La tradición de la propina para el bote

Eran famosos los botes que se repartían en el ‘Imperial’ en los años dorados de los rodajes

El equipo de empleados del restaurante Imperial en el momento de abrir el bote acumulado. Era un instante mágico para los trabajadores.
El equipo de empleados del restaurante Imperial en el momento de abrir el bote acumulado. Era un instante mágico para los trabajadores.
Eduardo de Vicente
23:45 • 20 nov. 2019 / actualizado a las 07:00 • 21 nov. 2019

En casi todos los bares había un bote donde se iban echando las propinas que los clientes dejaban para los camareros. Fue muy famoso el bote del restaurante Imperial, que en los años dorados de los rodajes de cine llegó a ser idolatrado como un tótem. Suponía una ayuda en la mensualidad de los empleados, ese empujón que era recibido como agua bendita en la economía familiar para hacer frente a los gastos extras de las casas. De vez en cuando aparecía un famoso por el bar y cuando se iba dejaba un billete de cien pesetas en el bote cuando veinte duros eran un tesoro.



En los bares siempre había un bote esperando una mano generosa. Formaba parte del paisaje de aquellos templos de la vida social de hace medio siglo, un objeto imprescindible como la máquina del café o el ventilador que en los inviernos se quedaba aparcado bajo una capa de polvo en una esquina del salón principal.



En casi todos los bares había un ventilador antes de que llegara la moda del aire acondicionado. Cuando no se utilizaba era un elemento decorativo más, como el escudo del equipo de fútbol favorito, como el poster con la alineación del Madrid o del Barcelona que se repetía por las paredes de los bares de la ciudad. A finales de los setenta, cuando el Almería ascendió a Primera División, la fotografía oficial del equipo inundó todos los bares y comercios de la capital y de la provincia.



También eran inquilinos habituales de las paredes de  los bares los carteles de las corridas de toros y los almanaques con muchachas en biquini.

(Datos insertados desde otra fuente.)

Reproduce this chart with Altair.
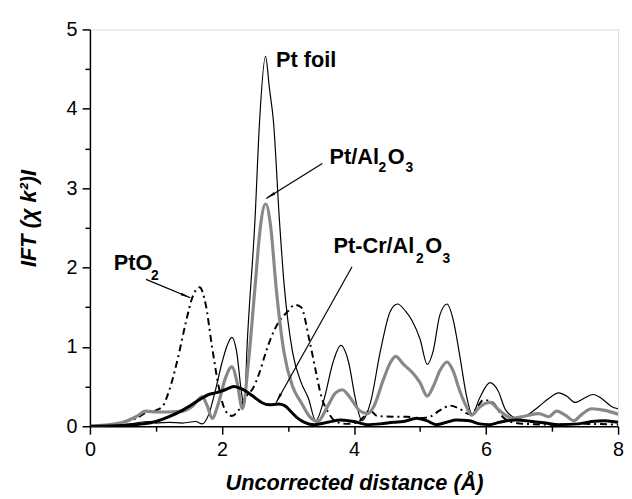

Los dueños de los bares solían ser recatados a la hora de elegir el calendario y la vestimenta de la modelo, todo lo contrario que ocurría en los talleres y en los garajes, donde muchos vimos los primeros desnudos femeninos, retratados entre los meses del año.






En todos los bares había un calendario sugerente y un letrero donde se recordaba al cliente que bebiera con moderación y que pagara religiosamente. “Si bebes para olvidar, paga antes de empezar”, decía uno de aquellos carteles. Recuerdo también que en algunos bares había una pizarra donde aparecía la quiniela de la jornada.



De todo lo que formaba el decorado de los bares a mí me llamaba mucho la atención las estanterías y las repisas donde se iban acumulando los objetos que el tiempo iba inutilizando. A los niños nos gustaban mucho aquellos muñecos que aparecieron en los años setenta mostrando una virilidad extrema. Se hizo muy célebre la figura de un fraile al que se le levantaba la parte delantera del hábito como un resorte con solo tocarle la cabeza.



En esos espacios muertos que existían en casi todos los bares al otro lado de la barra uno podía encontrarse con uno de aquellos muñecos superdotados, con la figura del San Pancracio y su rama de perejil o con una majestuosa porra de madera dispuesta a enderezar entuertos.


En los bares de antes no faltaba el televisor rozando el techo y las mesas donde por las tardes se organizaban las partidas de dominó. El bar tenía vocación de hogar, era como nuestra segunda casa y cada uno en su barrio era de un bar con una fidelidad parecida a la que sentíamos por nuestro equipo de fútbol. Los niños de entonces entrábamos a los bares como si estuviéramos en el salón de nuestra casa y siempre que fuéramos con un adulto podíamos colocarnos en la barra y tomarnos una caña con absoluta libertad.